1. Initialize $$\mathcal{F}=\emptyset$$

2. Repeat
• For $$i=1, \ldots, n$$ if $$i \notin \mathcal{F}$$, let $${\mathcal{F}}_i=\mathcal{F} \cup \{i\}$$, and use some version of cross validation to evaluate features $${\mathcal{F}}_i$$, (i.e., train your learning algorithm using only the features in $${\mathcal{F}}_i$$, and estimate its generalization error.)
• Set $$\mathcal{F}$$ to be the best feature subset found in the above step.
3. Select and output the best feature subset that was evaluated during the entire search procedure.
• The outer loop of the algorithm can be terminated either when $$\mathcal{F}=$$ $${1, \ldots, n}$$ is the set of all features, or when $$|\mathcal{F}|$$ exceeds some pre-set threshold (corresponding to the maximum number of features that you want the algorithm to consider using).
• This algorithm described above one instantiation of wrapper model feature selection, since it is a procedure that “wraps” around your learning algorithm, and repeatedly makes calls to the learning algorithm to evaluate how well it does using different feature subsets.

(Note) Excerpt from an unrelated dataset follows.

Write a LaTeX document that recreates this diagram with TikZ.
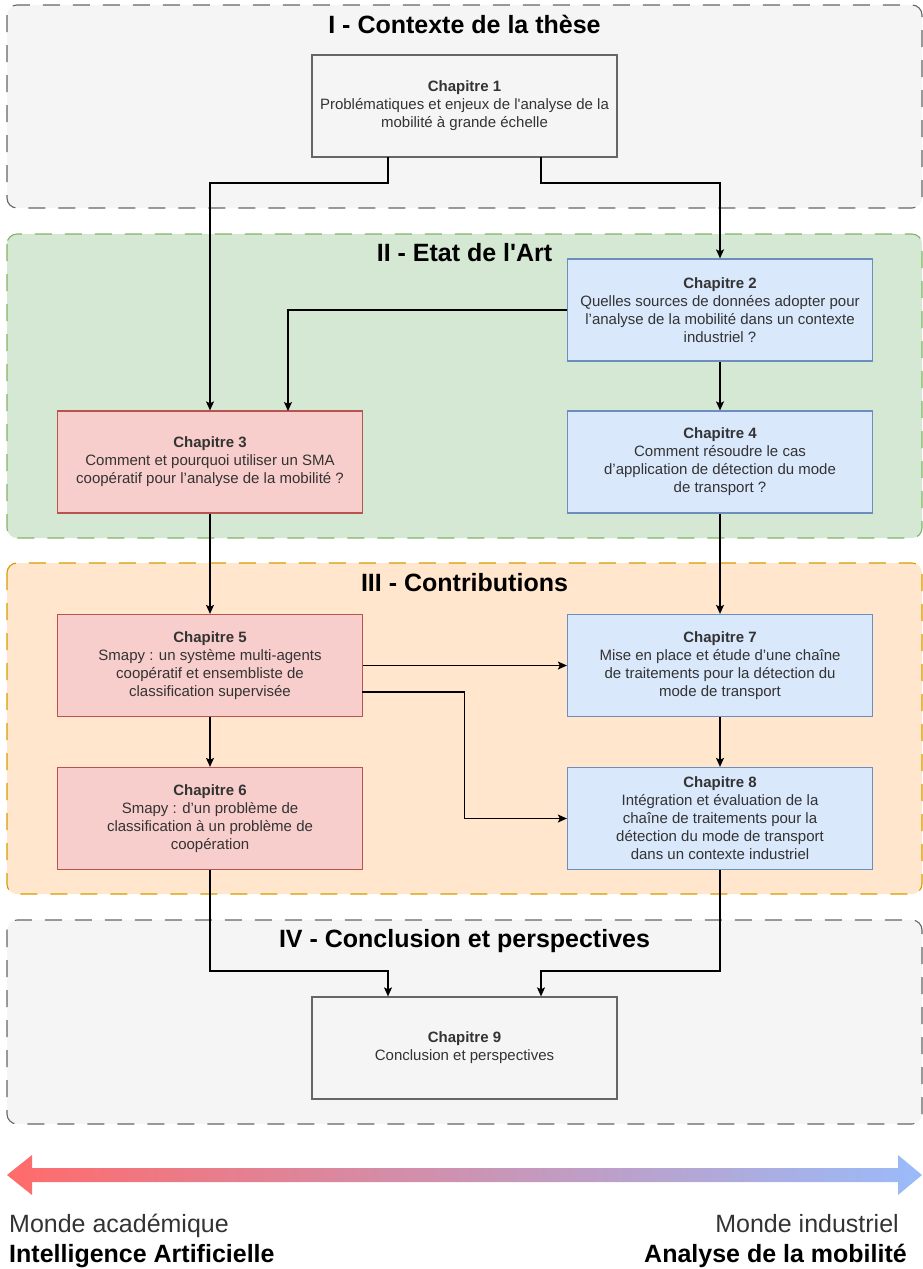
\documentclass[tikz,border=0pt]{standalone}
\usepackage{fontspec}
\setmainfont{Liberation Sans}
% same face without the TeX input mapping, for straight apostrophes
\newfontfamily\plainsans{Liberation Sans}
\newcommand{\sq}{{\plainsans'}}
\usetikzlibrary{arrows.meta,calc}

\definecolor{greyfill}{HTML}{F5F5F5}
\definecolor{greyline}{HTML}{666666}
\definecolor{greenfill}{HTML}{D5E8D4}
\definecolor{greenline}{HTML}{82B366}
\definecolor{orangefill}{HTML}{FFE6CC}
\definecolor{orangeline}{HTML}{D79B00}
\definecolor{redfill}{HTML}{F8CECC}
\definecolor{redline}{HTML}{B85450}
\definecolor{bluefill}{HTML}{DAE8FC}
\definecolor{blueline}{HTML}{6C8EBF}
\definecolor{txt}{HTML}{333333}
\definecolor{leftend}{HTML}{FF6B6B}
\definecolor{rightend}{HTML}{99BBFA}

\tikzset{
  section/.style={rounded corners=10pt, line width=1.1pt, dash pattern=on 17pt off 13pt},
  sectitle/.style={font=\bfseries\fontsize{25}{30}\selectfont, text=black, inner sep=0pt},
  chapbox/.style={draw, line width=1.25pt, minimum width=305pt, minimum height=102pt,
    inner sep=0pt, align=center, text=txt, font=\fontsize{15}{18}\selectfont},
  greybox/.style={chapbox, fill=greyfill, draw=greyline},
  redbox/.style={chapbox, fill=redfill, draw=redline},
  bluebox/.style={chapbox, fill=bluefill, draw=blueline},
  link/.style={line width=1.25pt, -{Stealth[length=9pt,width=8pt,inset=2pt]}},
  foot/.style={inner sep=0pt, font=\fontsize{25}{30}\selectfont}
}

\begin{document}
\begin{tikzpicture}[x=1pt,y=-1pt]
\useasboundingbox (0,0) rectangle (923,1269);

% ---- section frames ----
\draw[section, fill=greyfill, draw=greyline] (7,5) rectangle (922,208);
\draw[section, fill=greenfill, draw=greenline] (7,234) rectangle (922,538);
\draw[section, fill=orangefill, draw=orangeline] (7,563) rectangle (922,894);
\draw[section, fill=greyfill, draw=greyline] (7,920) rectangle (922,1124);

\node[sectitle] (t1) at (464.5,24) {I - Contexte de la thèse};
\node[sectitle] (t2) at (464.5,253) {II - Etat de l\sq Art};
\node[sectitle] (t3) at (464.5,583) {III - Contributions};
\node[sectitle] (t4) at (464.5,941) {IV - Conclusion et perspectives};

% ---- chapters ----
\node[greybox] (ch1) at (464.5,106) {\textbf{Chapitre 1}\\Problématiques et enjeux de l\sq analyse de la\\mobilité à grande échelle};
\node[bluebox] (ch2) at (720,310) {\textbf{Chapitre 2}\\Quelles sources de données adopter pour\\l'analyse de la mobilité dans un contexte\\industriel ?};
\node[redbox] (ch3) at (210,462) {\textbf{Chapitre 3}\\Comment et pourquoi utiliser un SMA\\coopératif pour l'analyse de la mobilité ?};
\node[bluebox] (ch4) at (720,462) {\textbf{Chapitre 4}\\Comment résoudre le cas\\d'application de détection du mode\\de transport ?};
\node[redbox] (ch5) at (210,665.5) {\textbf{Chapitre 5}\\Smapy : un système multi-agents\\coopératif et ensembliste de\\classification supervisée};
\node[bluebox] (ch7) at (720,665.5) {\textbf{Chapitre 7}\\Mise en place et étude d'une chaîne\\de traitements pour la détection du\\mode de transport};
\node[redbox] (ch6) at (210,818.5) {\textbf{Chapitre 6}\\Smapy : d'un problème de\\classification à un problème de\\coopération};
\node[bluebox] (ch8) at (720,818.5) {\textbf{Chapitre 8}\\Intégration et évaluation de la\\chaîne de traitements pour la\\détection du mode de transport\\dans un contexte industriel};
\node[greybox] (ch9) at (464.5,1048) {\textbf{Chapitre 9}\\Conclusion et perspectives};

% ---- connectors ----
\coordinate (c1l) at (388,157);
\coordinate (c1r) at (541,157);
\coordinate (c2k) at (288,411);
\coordinate (c5k) at (362,692);
\coordinate (c5b) at (464.5,692);
\coordinate (c9l) at (388,971);
\coordinate (c9r) at (541,971);

\draw[link] (c1l) -- ++(0,26) -| (ch3.north);
\draw[link] (c1r) -- ++(0,26) -| (ch2.north);
\draw[link] (ch2.west) -| (c2k);
\draw[link] (ch2) -- (ch4);
\draw[link] (ch3) -- (ch5);
\draw[link] (ch4) -- (ch7);
\draw[link] (ch5) -- (ch6);
\draw[link] (ch7) -- (ch8);
\draw[link] (ch5.east) -- (ch7.west);
\draw[link] (c5k) -- (c5b) |- (ch8.west);
\draw[link] (ch6.south) |- (c9l) -- (ch9.north -| c9l);
\draw[link] (ch8.south) |- (c9r) -- (ch9.north -| c9r);

% ---- academic / industrial axis ----
\shade[left color=leftend, right color=rightend]
  (7,1175) -- (32,1155) -- (32,1168) -- (898,1168) -- (898,1155) -- (922,1175)
  -- (898,1195) -- (898,1182) -- (32,1182) -- (32,1195) -- cycle;

\node[foot, anchor=base west, text=txt] (acad) at (9,1232) {Monde académique};
\node[foot, anchor=base west, text=black, font=\bfseries\fontsize{25}{30}\selectfont] (ia) at (9,1262) {Intelligence Artificielle};
\node[foot, anchor=base east, text=txt] (indus) at (899,1232) {Monde industriel};
\node[foot, anchor=base east, text=black, font=\bfseries\fontsize{25}{30}\selectfont] (mob) at (907,1262) {Analyse de la mobilité};
\end{tikzpicture}
\end{document}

Aside from forward search, other search procedures can also be used. For example, backward search starts off with $$\mathcal{F}={1, \ldots, n}$$ as the set of all features, and repeatedly deletes features one at a time (evaluating single-feature deletions in a similar manner to how forward search evaluates single-feature additions) until $$\mathcal{F}=\emptyset$$.

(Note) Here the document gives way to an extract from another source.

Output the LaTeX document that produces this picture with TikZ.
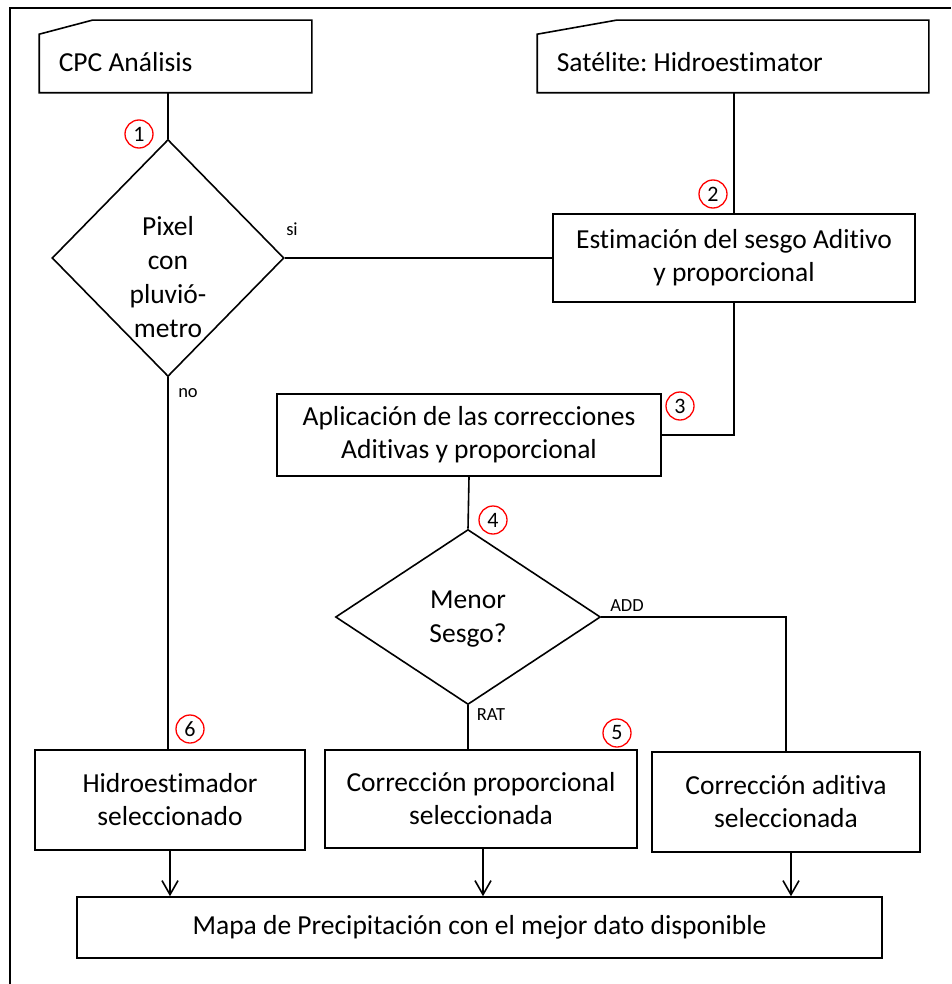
\documentclass[tikz,border=0pt]{standalone}
\usepackage{fontspec}
\setmainfont{Carlito}[Ligatures=NoCommon]
\usetikzlibrary{arrows.meta,shapes.geometric,calc}
\frenchspacing

\begin{document}
\begin{tikzpicture}[x=1pt, y=-1pt, line width=1.6pt,
	>={Straight Barb[length=14pt,width=16pt]},
	box/.style={draw, rectangle, align=center, inner sep=0pt, font=\fontsize{27.5}{33}\selectfont},
	srcframe/.style={rectangle, inner sep=0pt},
	srctext/.style={anchor=west, inner sep=0pt, font=\fontsize{27.5}{33}\selectfont},
	decision/.style={draw, diamond, inner sep=0pt},
	dectext/.style={align=center, inner sep=0pt, font=\fontsize{27.5}{34}\selectfont},
	stepno/.style={circle, draw=red, line width=1.3pt, minimum size=28pt, inner sep=0pt, font=\fontsize{22}{22}\selectfont},
	tag/.style={inner sep=0pt, font=\fontsize{18.5}{18.5}\selectfont}]

	\useasboundingbox (0,0) rectangle (951,984);
	% Frame
	\draw [line width=1.8pt] (10,984) -- (10,8) -- (951,8);

	% Sources
	\node [srcframe, minimum width=271pt, minimum height=71pt] (cpc) at (175.5,56.5) {};
	\node [srcframe, minimum width=390pt, minimum height=71pt] (sat) at (733,56.5) {};
	\draw (cpc.south west) -- ($(cpc.north west)+(0,-14pt)$) -- ($(cpc.north west)+(53pt,0)$)
		-- (cpc.north east) -- (cpc.south east) -- cycle;
	\draw (sat.south west) -- ($(sat.north west)+(0,-14pt)$) -- ($(sat.north west)+(79pt,0)$)
		-- (sat.north east) -- (sat.south east) -- cycle;
	\node [srctext] (cpctxt) at (58,62) {CPC Análisis};
	\node [srctext] (sattxt) at (556,62) {Satélite: Hidroestimator};

	% Decisions
	\node [decision, minimum width=232pt, minimum height=237pt] (pix) at (168,258) {};
	\node [dectext] (pixtxt) at (168,277) {Pixel\\con\\pluvió-\\metro};
	\node [decision, minimum width=265pt, minimum height=175pt] (men) at (468,617) {};
	\node [dectext] (mentxt) at (468,619) {Menor\\Sesgo?};

	% Boxes
	\node [box, minimum width=362pt, minimum height=88pt] (est) at (734,258) {Estimación del sesgo Aditivo\\y proporcional};
	\node [box, minimum width=384pt, minimum height=82pt] (apl) at (469,435) {Aplicación de las correcciones\\Aditivas y proporcional};
	\node [box, minimum width=270pt, minimum height=100pt] (hid) at (170,800) {Hidroestimador\\seleccionado};
	\node [box, minimum width=312pt, minimum height=98pt] (prop) at (481,799) {Corrección proporcional\\seleccionada};
	\node [box, minimum width=268pt, minimum height=100pt] (adit) at (786,802) {Corrección aditiva\\seleccionada};
	\node [box, minimum width=805pt, minimum height=61pt] (mapa) at (479.5,927.5) {Mapa de Precipitación con el mejor dato disponible};

	% Step numbers
	\node [stepno] (n1) at (139,134) {1};
	\node [stepno] (n2) at (713,194) {2};
	\node [stepno] (n3) at (680,406) {3};
	\node [stepno] (n4) at (493,520) {4};
	\node [stepno] (n5) at (617,733) {5};
	\node [stepno] (n6) at (190,729) {6};

	% Branch labels
	\node [tag] (si) at (292,229) {si};
	\node [tag] (no) at (188,393) {no};
	\node [tag] (add) at (627,606) {ADD};
	\node [tag] (rat) at (491,715) {RAT};

	% Paths
	\draw (pix.north |- cpc.south) -- (pix.north);
	\draw (est.north |- sat.south) -- (est.north);
	\draw (pix.east) -- (est.west);
	\draw (est.south) |- (apl.east);
	\draw (apl.south) -- (men.north);
	\draw (men.east) -| (adit.north);
	\draw (men.south) -- (men.south |- prop.north);
	\draw (pix.south) -- (pix.south |- hid.north);
	\draw [->] (hid.south) -- (hid.south |- mapa.north);
	\draw [->] ($(prop.south)+(2pt,0)$) -- ($(prop.south |- mapa.north)+(2pt,0)$);
	\draw [->] ($(adit.south)+(5pt,0)$) -- ($(adit.south |- mapa.north)+(5pt,0)$);
\end{tikzpicture}
\end{document}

• Wrapper feature selection algorithms often work quite well, but can be computationally expensive given how that they need to make many calls to the learning algorithm. Indeed, complete forward search (terminating when $$\mathcal{F}={1, \ldots, n})$$ would take about $$O(n^{2}$$ calls to the learning algorithm.
• Filter feature selection methods give heuristic, but computationally much cheaper, ways of choosing a feature subset. The idea here is to compute some simple score $$S(i)$$ that measures how informative each feature $$x_{i}$$ is about the class labels $$y$$. Then, we simply pick the $$k$$ features with the largest scores $$S(i)$$.
• One possible choice of the sco=re would be define $$S(i)$$ to be (the absolute value of) the correlation between $$x_{i}$$ and $$y$$, as measured on the training data. This would result in our choosing the features that are the most strongly correlated with the class labels. In practice, it is more common (particularly for discrete-valued features $$x_{i}$$) to choose $$S(i)$$ to be the mutual information $$\operatorname{MI}\left(x_{i}, y\right)$$ between $$x_{i}$$ and $$y$$:
$\operatorname{MI}\left(x_{i}, y\right)=\sum_{x_{i} \in\{0,1\}} \sum_{y \in\{0,1\}} P\left(x_{i}, y\right) \log \frac{P\left(x_{i}, y\right)}{P\left(x_{i}\right) P(y)}$
• The equation above assumes that $$x_{i}$$ and $$y$$ are binary-valued; more generally the summations would be over the domains of the variables. The probabilities above $$P\left(x_{i}, y\right), P\left(x_{i}\right)$$ and $$P(y)$$ can all be estimated according to their empirical distributions on the training set.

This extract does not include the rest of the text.